Economia e lavoro - 13 luglio 2022, 08:47

Video «Con molta incoscienza, ho scritto il romanzo che non trovavo in libreria». Marco Pinti ora si veste da scrittore

Si intitola “Il periodo ipotetico” l’opera letteraria d’esordio di un autentico varesino, schietto e appassionato: «Cercavo un romanzo contemporaneo, una storia che fosse forte e politicamente scorretta con personaggi veri e contradditori. Come nella vita»

Marco Pinti in Piazza Monte Grappa

Marco Pinti in Piazza Monte Grappa

Sette personaggi. Uno in più di Pirandello, e con un autore ben noto.

L’autore ben noto che ha scritto dei sette personaggi in questione è il varesino Marco Pinti, che per una volta si spoglia delle vesti di politico e indossa i panni dello scrittore. Appassionato lettore prima di tutto, il suo romanzo d’esordio “Il periodo ipotetico” è nato dalla volontà di creare quello che in libreria non ha mai trovato.

«La passione per la scrittura nasce da lettore. A furia di leggere, continui a cercare qualcosa, che di solito trovi, ma può succedere che se cerchi una cosa molto specifica non trovi. Con molta incoscienza, questo romanzo è nato così. Volevo leggere il libro che ho scritto».

Lo scenario di partenza è quello di una rivolta che nasce nelle periferie francesi. Scenario in cui vengono inserite le vicissitudini raccontate nel romanzo, e da cui vengono afferrate le storie di sette vite, sette come «le note musicali di un’armonia che ho cercato di costruire».

Vite come quelle di Chiara e Valentina, coinvolte nei tumulti durante una vacanza in Corsica; quelle di Giacomo e Francesca, fratello e sorella, cresciuti con i valori della loro Emilia rossa; o anche come quella di Ettore Brasca, onorevole del Nodo, partito di centro-destra, e politico a cui l’autore ha comunque voluto restituire la dignità e la connotazione della persona “normale”.

«Volevo creare uno scenario che fosse catastrofico ma anche politicamente scorretto. Volevo mettere sul piatto una contraddizione. Ho cercato di dare quello che a me piace da lettore. Ho cercato di considerare il lettore una persona più intelligente di chi l’ha scritto».

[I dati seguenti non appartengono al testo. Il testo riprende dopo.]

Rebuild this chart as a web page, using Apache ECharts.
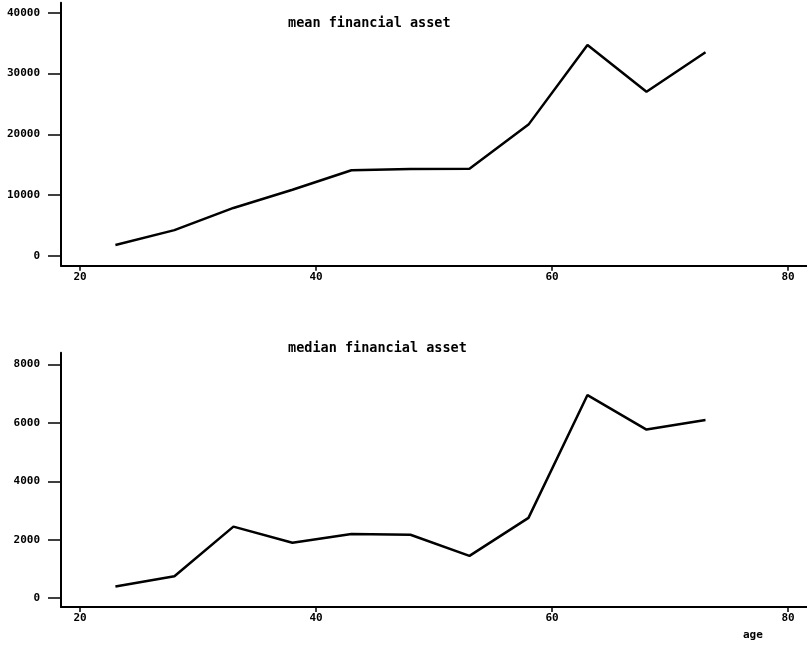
<!DOCTYPE html>
<html>
<head>
<meta charset="utf-8">
<script src="https://cdn.jsdelivr.net/npm/echarts@6/dist/echarts.min.js"></script>
<style>html,body{margin:0;padding:0;background:#fff}#c{width:807px;height:648px}</style>
</head>
<body>
<div id="c"></div>
<script>
const ages = [23, 28, 33, 38, 43, 48, 53, 58, 63, 68, 73];
const meanAsset = [1800, 4250, 7900, 10900, 14100, 14300, 14350, 21600, 34700, 27000, 33500];
const medianAsset = [400, 750, 2450, 1900, 2200, 2170, 1450, 2750, 6950, 5770, 6100];
const xTicks = [20, 40, 60, 80];
const meanTicks = [0, 10000, 20000, 30000, 40000];
const medianTicks = [0, 2000, 4000, 6000, 8000];
const titles = ['mean financial asset', 'median financial asset'];
const xName = 'age';

const FONT = 'DejaVu Sans Mono';
const chart = echarts.init(document.getElementById('c'), null, {renderer: 'canvas'});

function xAxisCfg(idx) {
  return {
    type: 'value', gridIndex: idx, min: 18.39, max: 81.6,
    axisLine: {onZero: false, lineStyle: {color: '#000', width: 2}},
    axisTick: {show: true, inside: false, length: 5, customValues: xTicks, lineStyle: {color: '#000', width: 1.5}},
    axisLabel: {customValues: xTicks, margin: 6, color: '#000', fontFamily: FONT, fontWeight: 'bold', fontSize: 11,
                formatter: v => String(v)},
    splitLine: {show: false}
  };
}
function yAxisCfg(idx, min, max, ticks) {
  return {
    type: 'value', gridIndex: idx, min: min, max: max,
    axisLine: {show: true, onZero: false, lineStyle: {color: '#000', width: 2}},
    axisTick: {show: true, inside: false, length: 13, customValues: ticks, lineStyle: {color: '#000', width: 1.5}},
    axisLabel: {customValues: ticks, margin: 21, color: '#000', fontFamily: FONT, fontWeight: 'bold', fontSize: 11,
                formatter: v => String(v)},
    splitLine: {show: false}
  };
}
function toPairs(xs, ys) { return xs.map((x, i) => [x, ys[i]]); }

const titleStyle = {fontFamily: FONT, fontWeight: 'bold', fontSize: 13.5, color: '#000'};
chart.setOption({
  animation: false,
  backgroundColor: '#fff',
  title: [
    {text: titles[0], left: 288, top: 16, padding: 0, textStyle: titleStyle},
    {text: titles[1], left: 288, top: 341, padding: 0, textStyle: titleStyle},
    {text: xName, left: 743, top: 630, padding: 0, textStyle: {fontFamily: FONT, fontWeight: 'bold', fontSize: 11, color: '#000'}}
  ],
  grid: [
    {left: 61, right: 0, top: 2.7, height: 263, containLabel: false, outerBoundsMode: 'none'},
    {left: 61, right: 0, top: 352.7, height: 254.3, containLabel: false, outerBoundsMode: 'none'}
  ],
  xAxis: [xAxisCfg(0), xAxisCfg(1)],
  yAxis: [
    yAxisCfg(0, -1600, 41650, meanTicks),
    yAxisCfg(1, -300, 8400, medianTicks)
  ],
  series: [
    {type: 'line', xAxisIndex: 0, yAxisIndex: 0, data: toPairs(ages, meanAsset), showSymbol: false,
     lineStyle: {color: '#000', width: 2.5}},
    {type: 'line', xAxisIndex: 1, yAxisIndex: 1, data: toPairs(ages, medianAsset), showSymbol: false,
     lineStyle: {color: '#000', width: 2.5}}
  ]
});
</script>
</body>
</html>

Un libro impegnato, ma non per questo poco scorrevole. Una scrittura leggera che rende la lettura perfetta anche da godersi sotto l’ombrellone. «Si ride anche, ho riso tutte le volte che l’ho riscritto e riletto, perché la protagonista è la vita, e le vite sono paradossali e surreali» assicura Pinti.

Un libro scritto da un politico in cui non c’è nemmeno un briciolo di politica? Pinti ci ha provato: «Ho cercato di fuggire, ma la politica inevitabilmente è una di quelle cose che ti insegue dappertutto. Racconto cos’è un’organizzazione politica: sono i sentimenti che uniscono le persone; ma racconto anche la percezione di un potere che pretende di essere “teologico”: mi spaventa quando c’è chi impone leggi in base a criteri oggettivi in un mondo in cui di oggettivo non c’è nulla».

Tutta la narrazione è tenuta insieme da quel “periodo ipotetico” che dà il titolo al romanzo, e che l’autore spiega così: «È un modo per tenere insieme tutta questa storia e smentire una frase fatta, ovvero che “la storia non si fa con i se”. Invece penso che sia la grande storia sia la nostra storia è tutta fatta di “se”, facciamo finta che non sia vero perché vogliamo illuderci che comandiamo noi».

Una traccia piuttosto velata anche della sua Varese è nascosta nello scritto. Lo racconta parafrasando un altro scrittore: Andrea G. Picketts. «La cosa più difficile è raccontare ciò che ti è vicino, però non si poteva non mettere. C’è una cosa che tutti possono sperimentare: nel romanzo si cita uno scrittore di Varese che ha scritto un libro che ancora non è uscito e che si chiama “Il mare a Varese”. Se andate su Viale Europa, rallentate e guardate l’orizzonte dove cielo e colline hanno quel vestibolo rarefatto, con un po’ di immaginazione, c’è un mare stupendo che possono vedere tutti».

Una bella dose di creatività, inventiva e ironia, mischiata con tanta passione e buona volontà. È questa, quindi, la ricetta che ha permesso alla mente di Marco Pinti di partorire “Il periodo ipotetico”. 

«Alla fine, fai in modo che l’immaginazione sia una cosa seria. Fidarsi della propria immaginazione poi ti porta dei tesori che sei tu per primo a scoprire e che poi condividi con gli altri. Ci vuole quello che Tolstoj chiamava “il coraggio della stupidità”; poi a lui è uscito “Guerra e Pace”, a me “Il periodo ipotetico”».